Wednesday, November 16, 2016

Carmelized Banana Bread with King Arthur Flour & Browned Butter Glaze

Thank you King Arthur for Sponsoring this post.  All opinions are my own.



 Bread 4 TBSPs of butter, softened and divided 
3/4 Cup of packed dark brown sugar, or coconut sugar
 3 Medium-sized, ripe bananas, sliced 
1/2 Cup buttermilk (you can make your own by adding 1/2 tsp lemon juice to your milk and letting it sit for 5 minutes before adding to your batter) 
3 TBSPs of canola oil 
2 TBSPS of amber or gold rum 
2 Large eggs 
2 cups (or just a smidgeon less) King Arthur organic all-purpose flour (or your favorite gluten-free blend) 
3/4 Teaspoon of baking soda
 1/2 Teaspoon of salt 

 1/3 Cup of powdered sugar 
2 Teaspoons of Half and Half 

Make bread: 
 Preheat oven to 350°. Grease and flour a 9x5-inch metal loaf pan.
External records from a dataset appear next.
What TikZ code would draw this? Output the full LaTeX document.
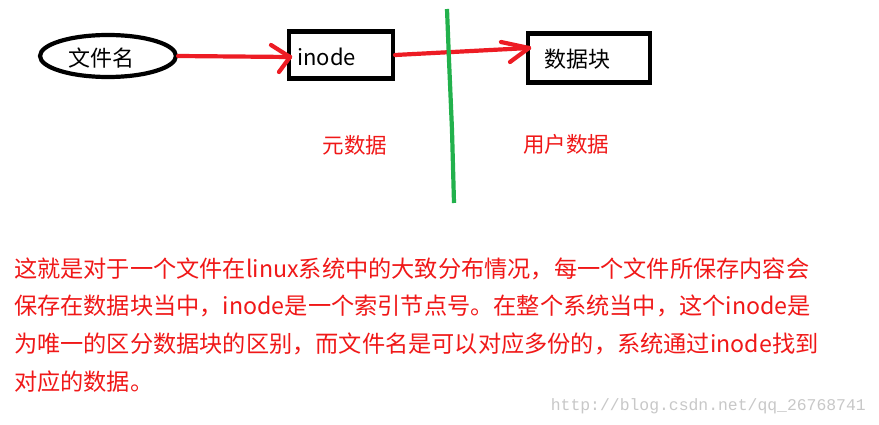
\documentclass[tikz,border=0pt]{standalone}
\usepackage{fontspec}
\setmainfont{Noto Sans CJK SC}
\newfontfamily\wmfont{Liberation Mono}
\usetikzlibrary{shapes.geometric}
\definecolor{pred}{RGB}{237,28,36}
\definecolor{pgreen}{RGB}{34,177,76}
\definecolor{tred}{RGB}{240,24,24}
\definecolor{wmgray}{RGB}{200,200,200}
\tikzset{
  blk/.style={draw=black,line width=4.2pt,inner sep=0pt},
  redline/.style={draw=pred,line width=4.2pt,line cap=round,line join=round},
  lbl/.style={text=tred,font=\fontsize{21.5}{24}\selectfont,inner sep=0pt},
  para/.style={text=tred,font=\fontsize{23.2}{28}\selectfont,inner sep=0pt,anchor=base west},
}
\begin{document}
\begin{tikzpicture}[x=1pt,y=-1pt]
\useasboundingbox[fill=white] (0,0) rectangle (879,425);
% nodes
\node[blk,ellipse,minimum width=136pt,minimum height=42pt] (fn) at (108,56) {};
\node[inner sep=0pt,font=\fontsize{22}{26}\selectfont] (fnt) at (101,58) {文件名};
\node[blk,minimum width=104pt,minimum height=47pt] (ino) at (341,55) {};
\node[inner sep=0pt,anchor=west,font=\fontsize{22}{26}\selectfont] (inot) at (297,57) {inode};
\node[blk,minimum width=122pt,minimum height=49pt] (blkd) at (589,58) {};
\node[inner sep=0pt,font=\fontsize{22}{26}\selectfont] (blkt) at (577,59) {数据块};
% connectors
\coordinate (t1) at (290,57);
\coordinate (t2) at (529,48);
\draw[redline] (fn.east) -- (t1);
\draw[redline] (t1) -- (271,45);
\draw[redline] (t1) -- (279,72);
\draw[redline] (ino.east) -- (t2);
\draw[redline] (t2) -- (501,42);
\draw[redline] (t2) -- (510,62);
% green divider
\coordinate (g1) at (447,9);
\coordinate (g2) at (454,203);
\draw[pgreen,line width=4.2pt] (g1) -- (449,60) -- (452,130) -- (g2);
% labels
\node[lbl] (meta) at (355,145) {元数据};
\node[lbl] (user) at (566,144) {用户数据};
% paragraph
\node[para] (p1) at (14,277) {这就是对于一个文件在linux系统中的大致分布情况，每一个文件所保存内容会};
\node[para] (p2) at (14,314) {保存在数据块当中，inode是一个索引节点号。在整个系统当中，这个inode是};
\node[para] (p3) at (14,352) {为唯一的区分数据块的区别，而文件名是可以对应多份的，系统通过inode找到};
\node[para] (p4) at (14,390) {对应的数据。};
% watermark
\node[text=wmgray,font=\wmfont\fontsize{16.4}{18}\selectfont,inner sep=0pt,anchor=base east] (wm) at (866,410) {http://blog.csdn.net/qq\_26768741};
\end{tikzpicture}
\end{document}
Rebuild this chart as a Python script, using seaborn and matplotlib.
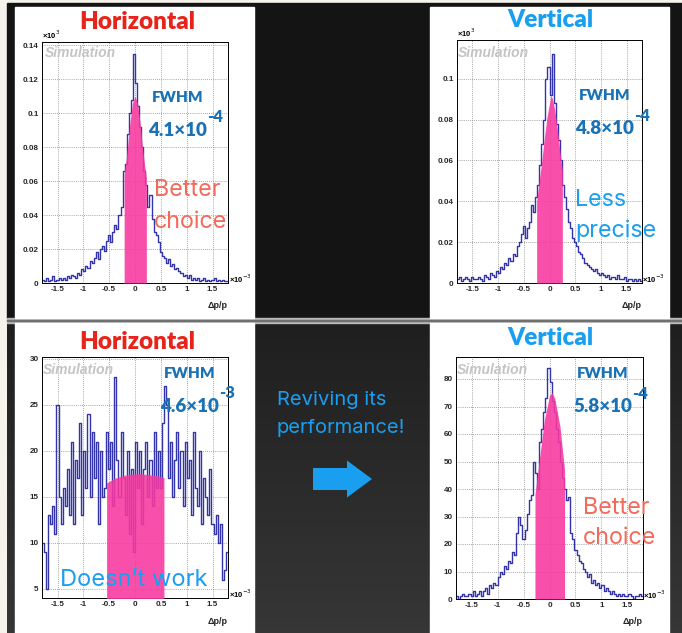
import numpy as np
import pandas as pd
import matplotlib
matplotlib.use("Agg")
import matplotlib.pyplot as plt
from matplotlib.patches import Rectangle, FancyArrow
from matplotlib.colors import LinearSegmentedColormap
from matplotlib.ticker import MultipleLocator, FuncFormatter
import seaborn as sns

# shared binning, dp/p in units of 1e-3
bin_edges = np.round(np.arange(-1.8, 1.8001, 0.04), 2)
bin_centers = (bin_edges[:-1] + bin_edges[1:]) / 2

# counts per bin (left to right, -1.78 ... 1.78)
hor_before = [2, 1, 3, 1, 2, 4, 1, 2, 3, 2,
              3, 2, 4, 3, 5, 4, 3, 6, 5, 8,
              7, 10, 9, 13, 12, 15, 18, 14, 20, 22,
              19, 25, 28, 24, 30, 34, 32, 40, 45, 66,
              70, 88, 100, 108, 135, 118, 104, 92, 80, 66,
              58, 45, 52, 38, 30, 28, 24, 18, 16, 15,
              12, 14, 10, 11, 8, 9, 7, 6, 4, 5,
              3, 5, 2, 3, 2, 3, 1, 2, 3, 1,
              2, 1, 2, 3, 1, 2, 1, 2, 1, 1]
ver_before = [2, 3, 1, 2, 3, 2, 1, 3, 2, 2,
              3, 2, 1, 4, 3, 2, 5, 4, 3, 6,
              5, 8, 7, 10, 9, 12, 11, 14, 13, 18,
              20, 24, 28, 22, 27, 30, 38, 35, 42, 48,
              58, 68, 80, 100, 106, 92, 112, 88, 78, 70,
              60, 48, 42, 36, 30, 27, 22, 20, 18, 15,
              14, 12, 10, 9, 8, 7, 6, 7, 5, 4,
              5, 4, 3, 4, 2, 3, 3, 2, 4, 2,
              2, 3, 1, 2, 2, 1, 2, 1, 2, 1]
hor_after = [10, 9, 5, 13, 12, 14, 11, 25, 15, 12,
             16, 14, 18, 13, 21, 12, 19, 17, 23, 13,
             20, 16, 24, 15, 22, 17, 21, 12, 20, 15,
             16, 22, 18, 21, 14, 28, 19, 15, 22, 17,
             13, 20, 11, 18, 9, 21, 16, 20, 12, 18,
             21, 15, 19, 14, 22, 16, 20, 16, 23, 27,
             25, 17, 21, 15, 19, 22, 16, 20, 14, 21,
             17, 19, 13, 22, 16, 14, 20, 12, 17, 15,
             13, 18, 12, 11, 13, 10, 12, 6, 7, 9]
ver_after = [1, 0, 1, 2, 1, 1, 2, 1, 3, 1,
             2, 3, 1, 3, 4, 2, 5, 4, 6, 5,
             8, 10, 9, 12, 11, 14, 13, 17, 16, 24,
             30, 27, 22, 25, 31, 36, 38, 50, 46, 40,
             57, 62, 68, 73, 84, 79, 72, 68, 62, 57,
             50, 44, 40, 36, 37, 24, 22, 18, 16, 14,
             13, 11, 10, 8, 9, 6, 7, 5, 6, 4,
             5, 3, 4, 3, 2, 3, 2, 1, 2, 1,
             2, 1, 1, 2, 1, 0, 1, 1, 2, 1]

# pink FWHM band: points along its top edge
hor_before_fit_x = [-0.21, -0.15, -0.10, -0.05, 0.0, 0.05, 0.10, 0.15, 0.22]
hor_before_fit_y = [64, 78, 94, 106, 110, 106, 94, 78, 62]
ver_before_fit_x = [-0.25, -0.2, -0.15, -0.1, -0.05, 0.0, 0.03, 0.06, 0.1, 0.15, 0.2, 0.25]
ver_before_fit_y = [40, 50, 60, 71, 81, 88, 92, 90, 85, 76, 65, 55]
hor_after_fit_x = [-0.55, -0.4, -0.2, 0.0, 0.1, 0.2, 0.4, 0.56]
hor_after_fit_y = [16.5, 17.0, 17.35, 17.5, 17.5, 17.45, 17.3, 17.1]
ver_after_fit_x = [-0.28, -0.2, -0.1, 0.0, 0.05, 0.1, 0.2, 0.29]
ver_after_fit_y = [38, 50, 65, 74, 75, 73, 63, 47]

fwhm_labels = ["4.1\u00d710", "4.8\u00d710", "4.6\u00d710", "5.8\u00d710"]
fwhm_powers = ["-4", "-4", "-3", "-4"]

HIST_BLUE = "#3434aa"
PINK = "#f8389f"
RED = "#e8231a"
SKY = "#1a9ff0"
FWHM_BLUE = "#1a72b5"
SALMON = "#f26a5a"

sns.set_style("white")
plt.rcParams["font.family"] = ["Lato", "DejaVu Sans"]
plt.rcParams["axes.unicode_minus"] = False

W, H = 682, 633
fig = plt.figure(figsize=(W / 100, H / 100), dpi=100)


def px_axes(x0, y0, x1, y1):
    return fig.add_axes([x0 / W, 1 - y1 / H, (x1 - x0) / W, (y1 - y0) / H])


def pixel_space(ax):
    ax.set_xlim(0, W)
    ax.set_ylim(H, 0)
    ax.axis("off")


# slide background
bg = px_axes(0, 0, W, H)
bg.add_patch(Rectangle((0, 0), W, H, color="#f6f3ec", zorder=0))
bg.add_patch(Rectangle((7, 3), W - 7, 315, color="#141414", zorder=0.5))
grad = np.linspace(0, 1, 64).reshape(-1, 1)
bg.imshow(grad, extent=(7, W, H, 323), aspect="auto", zorder=1,
          cmap=LinearSegmentedColormap.from_list("slide", ["#1f1f1f", "#363636"]))
bg.add_patch(Rectangle((7, 318), W - 7, 5, color="#b8b8b8", zorder=2))
bg.add_patch(Rectangle((7, 320), W - 7, 1, color="#707070", zorder=2))
for x0, y0, y1 in [(15, 7, 318), (430, 7, 318), (15, 323, H), (430, 323, H)]:
    bg.add_patch(Rectangle((x0, y0), 239, y1 - y0, color="white", zorder=2))
bg.add_patch(FancyArrow(313, 479, 59, 0, width=22, head_width=37, head_length=25,
                        length_includes_head=True, color=SKY, lw=0, zorder=2))
pixel_space(bg)


def fmt(v, pos):
    v = round(v, 6)
    return "0" if v == 0 else f"{v:g}"


def draw_hist(box, counts, scale, fit_x, fit_y, ylim, ymajor, yminor):
    ax = px_axes(*box)
    df = pd.DataFrame({"dpp": bin_centers, "n": np.asarray(counts, dtype=float) / scale})
    sns.histplot(data=df, x="dpp", weights="n", bins=bin_edges.tolist(),
                 element="step", fill=False, color=HIST_BLUE, linewidth=1.0, ax=ax)
    ax.fill_between(fit_x, np.asarray(fit_y) / scale, 0, color=PINK, alpha=0.88,
                    linewidth=0, zorder=3)
    ax.set_xlim(-1.8, 1.8)
    ax.set_ylim(*ylim)
    ax.set_xlabel("")
    ax.set_ylabel("")
    ax.xaxis.set_major_locator(MultipleLocator(0.5))
    ax.xaxis.set_minor_locator(MultipleLocator(0.1))
    ax.yaxis.set_major_locator(MultipleLocator(ymajor))
    ax.yaxis.set_minor_locator(MultipleLocator(yminor))
    ax.xaxis.set_major_formatter(FuncFormatter(fmt))
    ax.yaxis.set_major_formatter(FuncFormatter(fmt))
    ax.grid(which="major", linestyle=(0, (1, 1.5)), color="#8a8a8a", linewidth=0.6)
    ax.tick_params(which="both", direction="in", top=False, right=False, width=0.6,
                   labelsize=5.8, pad=2.5, labelfontfamily="Liberation Sans")
    ax.tick_params(which="major", length=4)
    ax.tick_params(which="minor", length=2)
    plt.setp(ax.get_xticklabels() + ax.get_yticklabels(), fontweight="bold")
    for s in ax.spines.values():
        s.set_linewidth(0.7)
        s.set_color("black")
    return ax


draw_hist((42, 42, 228, 283), hor_before, 1000, hor_before_fit_x, hor_before_fit_y,
          (0, 0.142), 0.02, 0.004)
draw_hist((457, 40, 642, 283), ver_before, 1000, ver_before_fit_x, ver_before_fit_y,
          (0, 0.119), 0.02, 0.004)
draw_hist((42, 357, 228, 598), hor_after, 1, hor_after_fit_x, hor_after_fit_y,
          (4, 30.2), 5, 1)
draw_hist((456, 357, 643, 599), ver_after, 1, ver_after_fit_x, ver_after_fit_y,
          (0, 88), 10, 2)

# annotations on top
fg = px_axes(0, 0, W, H)
pixel_space(fg)
fg.patch.set_visible(False)

small = dict(fontsize=5.5, fontfamily="Liberation Sans", fontweight="bold", color="black")
for x, y in [(42, 39), (457, 37)]:
    fg.text(x, y, "\u00d710$^{3}$", ha="left", va="baseline", **small)
for x, y in [(229, 283), (642, 283), (229, 598), (643, 599)]:
    fg.text(x, y, "\u00d710$^{-3}$", ha="left", va="baseline", **small)
for x, y in [(228, 305), (642, 305), (228, 622), (643, 622)]:
    fg.text(x, y, "\u0394p/p", ha="right", va="center", fontsize=6.5,
            fontfamily="Liberation Sans", fontweight="bold")

for x, y, t, c in [(137, 22, "Horizontal", RED), (550, 20, "Vertical", SKY),
                   (137, 342, "Horizontal", RED), (550, 338, "Vertical", SKY)]:
    fg.text(x, y, t, ha="center", va="center", fontsize=17.5, fontweight="heavy", color=c)

for x, y in [(45, 53), (458, 53), (43, 370), (457, 370)]:
    fg.text(x, y, "Simulation", ha="left", va="center", fontsize=10, fontweight="bold",
            fontstyle="italic", fontfamily="Liberation Sans", color="#c4c4c4")

for (x, y), lab, pw in zip([(148, 130), (575, 129), (160, 406), (573, 407)],
                           fwhm_labels, fwhm_powers):
    fg.text(x + 30, y - 33, "FWHM", ha="center", va="center", fontsize=11,
            fontweight="heavy", color=FWHM_BLUE)
    base = fg.text(x, y, lab, ha="left", va="center", fontsize=13.5,
                   fontweight="heavy", color=FWHM_BLUE)
    fg.annotate(pw, xy=(1.0, 0.8), xycoords=base, ha="left", va="bottom",
                fontsize=12, fontweight="heavy", color=FWHM_BLUE)

body = ["Inter", "DejaVu Sans"]
big = dict(fontsize=16.8, fontweight="normal", ha="left", va="center", family=body)
fg.text(154, 190, "Better", color=SALMON, **big)
fg.text(154, 222, "choice", color=SALMON, **big)
fg.text(575, 200, "Less", color=SKY, **big)
fg.text(575, 231, "precise", color=SKY, **big)
fg.text(583, 508, "Better", color=SALMON, **big)
fg.text(583, 538, "choice", color=SALMON, **big)
fg.text(60, 580, "Doesn\u2019t work", color=SKY, fontsize=17, ha="left", va="center",
        family=body)
fg.text(277, 400, "Reviving its", color=SKY, fontsize=14.5, ha="left", va="center",
        family=body)
fg.text(277, 428, "performance!", color=SKY, fontsize=14.5, ha="left", va="center",
        family=body)

fig.savefig("out.png", dpi=100)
Melt 3 tablespoons of butter in a large skillet over medium-high heat. Add brown sugar and bananas; sauté 4 minutes, stirring occasionally. Remove from heat; cool 10 minutes. Place banana mixture in a large bowl. Beat with a mixer at medium speed until smooth. Combine buttermilk and next 3 ingredients (through eggs). Combine flour, baking soda, and salt in a separate bowl. Add flour mixture and buttermilk mixture alternately to banana mixture, beginning and ending with flour mixture; beat at low speed just until combined. Scrape batter into greased loaf pan coated and bake at 350° for 1 hour, or until a wooden pick inserted in center comes out with moist crumbs clinging. Cool for 10 minutes in pan on a wire rack. Remove bread from pan, and cool on wire rack. 

  Make glaze: 
 Melt remaining 1 tablespoon butter in a small, heavy saucepan over medium-high heat. Cook 3 minutes or until butter begins to brown; remove from heat. Add powdered sugar and half-and-half, stirring with a whisk until smooth. Drizzle glaze over bread. Let stand until glaze sets.